C'est ce qu'on pourrait appeler un "Barbarossa financier".
Tout
est en place. Tout a été annoncé. Tout peut être déclenché du jour au
lendemain. Tous les avoirs russes, que ce soient les avoirs d'Etat, des
entreprises ou des particuliers, en dépôt dans les banques
anglo-saxonnes, seront gelés, confisqués.
Il
faut s'attendre aussi à ce que les Etats-Unis et la Grande Bretagne
fassent pression sur tous les pays du monde pour que eux-aussi gèlent
aussi les avoirs russes, notamment par les établissements bancaires où
les anglo-saxons ont des intérêts ou des participations, et où ils sont
en mesure de dicter leurs volontés.
Tout
commerce avec la Russie sera interdit. Le blocus sera total. Biden a
d'ores et déjà averti que "North Stream 2 aurait cessé d'exister". Il ne
précise pas si ce serait avec ou sans bombardement.
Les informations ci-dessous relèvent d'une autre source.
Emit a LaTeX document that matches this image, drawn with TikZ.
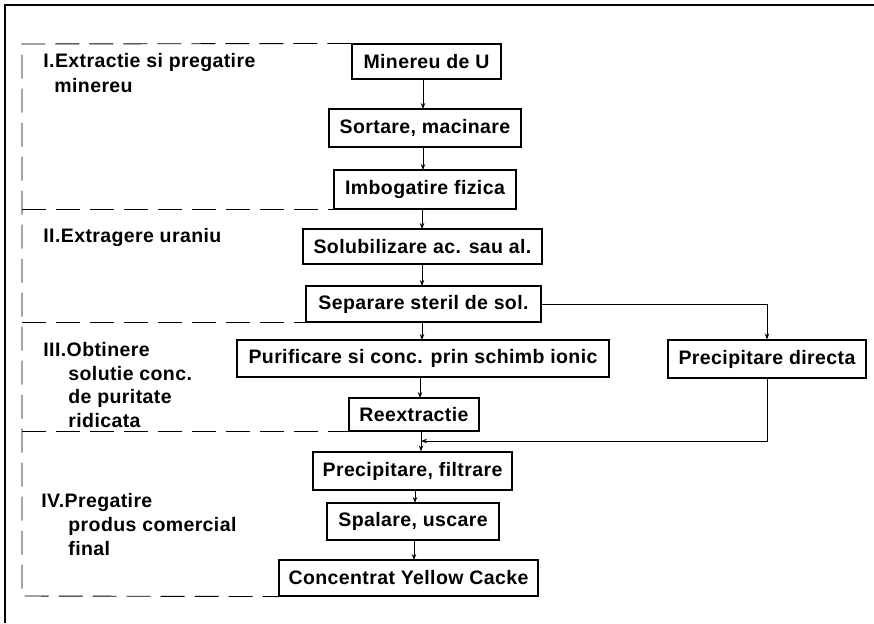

Les Allemands n'ont
pas réagi à ce jour.
La
Russie sera débranchée du système de paiements et de compensations
financières international et planétaire, mais contrôlé par les
anglo-saxons, SWIFT.
Bref,
ce sera l'asphyxie financière pour la Russie. Tous les pays du monde
recevront toutes sortes de pressions, sous peine de sanctions, s'ils ne
s'y plient pas, pour contribuer à cette asphyxie. Il n'y a guère que la
Chine et quelques pays qui se comptent sur les doigts de la main qui
seront en mesure de résister.
Pour
la Russie cela risque d'être terrible. Eux aussi ont besoin des
ressources de leurs exportations pour vivre, simplement se nourrir. Ils
paieront cher d'avoir voulu s'affranchir du dollar-roi.
Ce qui était pourtant leur droit le plus strict.
La
Russie sera assommée, durablement et profondément assommée, espèrent
les Américains, de quoi dissuader quelque 'autre pays d'en faire autant,
en particulier les pays d'Asie, ce qui est le but de l'opération.
Pour
eux la Russie n'est plus qu'un "petit pays de moins de cent cinquante
millions d'habitants" au sort duquel ils sont indifférents.
C'est
probablement là une grave erreur. Ils ont oublié l'Histoire, et en
particulier que la Russie a survécu....à Barbarossa d'Hitler.